Biden Set To Sign Sweeping Executive Order To “Promote Competition” Across Tech, Pharma, Other Industries
Joe Biden is expected to sign a broad executive order that will “promote competition across American industries” somehow by further micromanaging and regulating the competitive marketplace. The order, according to Bloomberg, includes 72 actions and recommendations that involve a dozen federal agencies, according to CNBC. A White House fact sheet published on Friday morning detailed some of the order’s initiatives.
The order reportedly calls on regulators to step up their scrutiny of a wide range of companies, including technology, pharmaceutical and shipping companies.
First, the order is going to provide more scrutiny on technology mergers, focusing on “acquisition of nascent competitors, serial mergers, the accumulation of data, competition by ‘free’ products, and the effect on user privacy.” The order will also prompt new regulations “on everything from airline luggage fees to non-compete clauses”, a White House fact sheet said.
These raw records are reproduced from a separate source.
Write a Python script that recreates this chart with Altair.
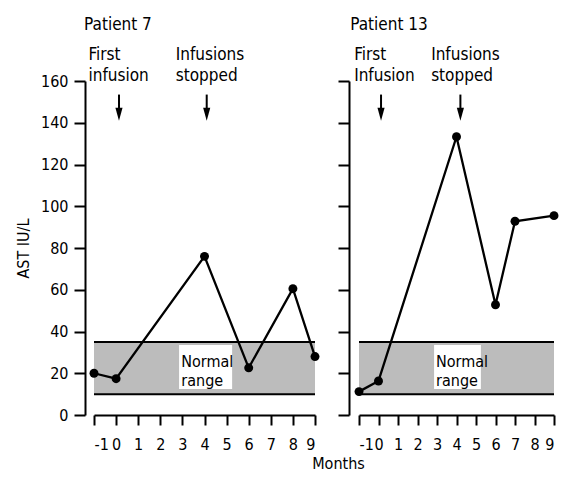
import altair as alt
import pandas as pd

FONT = "DejaVu Sans Condensed, DejaVu Sans, sans-serif"

# ---- data ----
months_p7 = [-1, 0, 4, 6, 8, 9]
ast_p7 = [20, 17.4, 76, 22.6, 60.5, 28]
months_p13 = [-1, 0, 4, 6, 7, 9]
ast_p13 = [11.2, 16.3, 133.3, 52.8, 92.8, 95.5]
normal_low, normal_high = 10, 35
x_ticks = list(range(-1, 10))
y_ticks = list(range(0, 161, 20))
patients = ["Patient 7", "Patient 13"]
first_label = [["First", "infusion"], ["First", "Infusion"]]
stop_label = ["Infusions", "stopped"]
arrow_x = [[0.13, 4.1], [0.13, 4.2]]
normal_label = ["Normal", "range"]


def panel(i, months, ast, width, left):
    xa = dict(values=x_ticks, domainColor="black", domainWidth=2, tickColor="black",
              tickWidth=2, tickSize=10, labelFont=FONT, labelFontSize=16, labelColor="black",
              labelPadding=11, grid=False, labelOverlap=False, labelExpr="datum.value + ''")
    ya = dict(values=y_ticks, domainColor="black", domainWidth=2, tickColor="black",
              tickWidth=2, tickSize=11, labelFont=FONT, labelFontSize=16, labelColor="black",
              labelPadding=6, grid=False, labelOverlap=False)
    if left:
        xa.update(title="Months", titleFont=FONT, titleFontSize=16, titleFontWeight="normal",
                  titleColor="black", titleX=244, titleY=48, titleAlign="center",
                  titleBaseline="middle")
        ya.update(title="AST IU/L", titleFont=FONT, titleFontSize=16, titleFontWeight="normal",
                  titleColor="black", titlePadding=9, offset=9)
    else:
        xa.update(title=None)
        ya.update(title=None, labels=False, offset=10)
    xs = alt.Scale(domain=[-1, 9], nice=False, zero=False)
    ys = alt.Scale(domain=[0, 160], nice=False)
    X = lambda f: alt.X(f, type="quantitative", scale=xs, axis=alt.Axis(**xa))
    Y = lambda f: alt.Y(f, type="quantitative", scale=ys, axis=alt.Axis(**ya))

    band_df = pd.DataFrame({"m": [-1], "m2": [9], "lo": [normal_low], "hi": [normal_high]})
    band = alt.Chart(band_df).mark_rect(fill="#bcbcbc", opacity=1).encode(
        x=X("m"), x2="m2", y=Y("lo"), y2="hi")
    edge_df = pd.DataFrame({"m": [-1, -1], "m2": [9, 9], "v": [normal_low, normal_high]})
    edges = alt.Chart(edge_df).mark_rule(color="black", strokeWidth=2).encode(
        x=X("m"), x2="m2", y=Y("v"))
    box_df = pd.DataFrame({"m": [2.85], "m2": [5.25], "lo": [12.5], "hi": [33.5]})
    box = alt.Chart(box_df).mark_rect(fill="white").encode(
        x=X("m"), x2="m2", y=Y("lo"), y2="hi")
    nl_df = pd.DataFrame({"m": [2.95, 2.95], "v": [25.5, 16.5], "t": normal_label})
    nl = alt.Chart(nl_df).mark_text(align="left", baseline="middle", font=FONT, fontSize=16,
                                     color="black").encode(
        x=X("m"), y=Y("v"), text="t")

    df = pd.DataFrame({"m": months, "v": ast})
    line = alt.Chart(df).mark_line(color="black", strokeWidth=2.3).encode(x=X("m"), y=Y("v"))
    pts = alt.Chart(df).mark_circle(color="black", size=80, opacity=1).encode(x=X("m"), y=Y("v"))

    ar_df = pd.DataFrame({"m": arrow_x[i], "top": [153.5, 153.5], "bot": [146, 146],
                          "head": [144.1, 144.1]})
    shaft = alt.Chart(ar_df).mark_rule(color="black", strokeWidth=2).encode(
        x=X("m"), y=Y("top"), y2="bot")
    head = alt.Chart(ar_df).mark_point(shape="M-0.55,-1L0.55,-1L0,1Z", size=169, filled=True,
                                       color="black", opacity=1).encode(x=X("m"), y=Y("head"))

    txt_df = pd.DataFrame({
        "m": [-1.45, -1.25, -1.25, 2.7, 2.7],
        "v": [187, 172.6, 162.6, 172.6, 162.6],
        "t": [patients[i], first_label[i][0], first_label[i][1], stop_label[0], stop_label[1]],
    })
    txt = alt.Chart(txt_df).mark_text(align="left", baseline="middle", font=FONT, fontSize=17,
                                       color="black").encode(
        x=X("m"), y=Y("v"), text="t")

    return alt.layer(band, edges, box, nl, line, pts, shaft, head, txt).properties(
        width=width, height=334)


left = panel(0, months_p7, ast_p7, 221, True)
right = panel(1, months_p13, ast_p13, 195, False)

chart = alt.hconcat(left, right, spacing=44, bounds="flush").properties(
    padding={"left": 7, "top": 7, "right": 0, "bottom": 0}
).configure_view(stroke=None)

chart.save("out.html", embed_options={"renderer": "svg", "actions": False})
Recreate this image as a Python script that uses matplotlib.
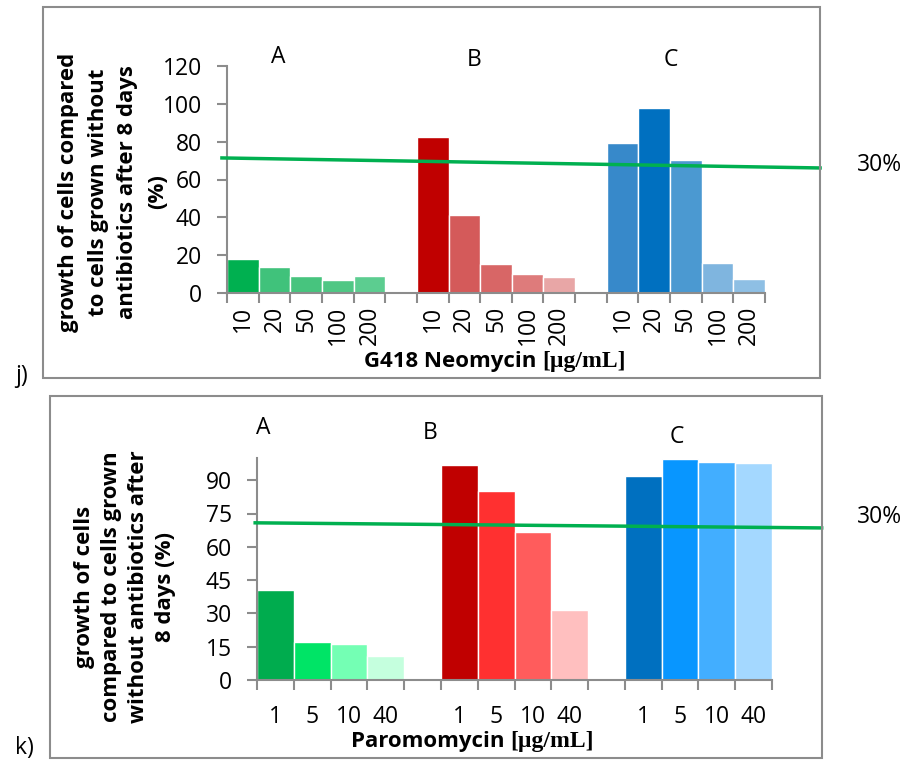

Biden is expected to sign the order on Friday while making prepared remarks about the U.S. economy.
Among the items included in the order is an appeal to the FCC to reinstate net neutrality rules that prevented ISPs from slowing delivery or specified content. Net neutrality was put into place under President Obama but was then repealed by President Trump.
The FTC will be called upon to help establish rules to prevent “unfair methods of competition” on internet marketplaces and to undo “restrictions on using independent repair shops or DIY repairs on devices”, Bloomberg reported.
Biden is also expected to call on health officials to try and “drive down prescription drug prices” by importing medicine from Canada and working with individual states. The FTC will be urged to prevent pharmaceutical manufacturers from paying their generic counterparts to delay lower-price versions of medications from coming to market.
Hearing aids will also be allowed to be sold over the counter as a result of the bill, according to CNBC.
White House chief economic advisor Brian Deese said on CNBC this morning: “The impulse for this executive order is really around where can we encourage greater competition across the board.”
Deese concludes that the position of the tech giants has “led to a decline in innovation” and that the platforms have created “significant problems”, including problems related to privacy, security and problems for small businesses entering the market.
The bill is “about consolidation more generally and the lack of competition when you have a limited set of market players,” Deese said.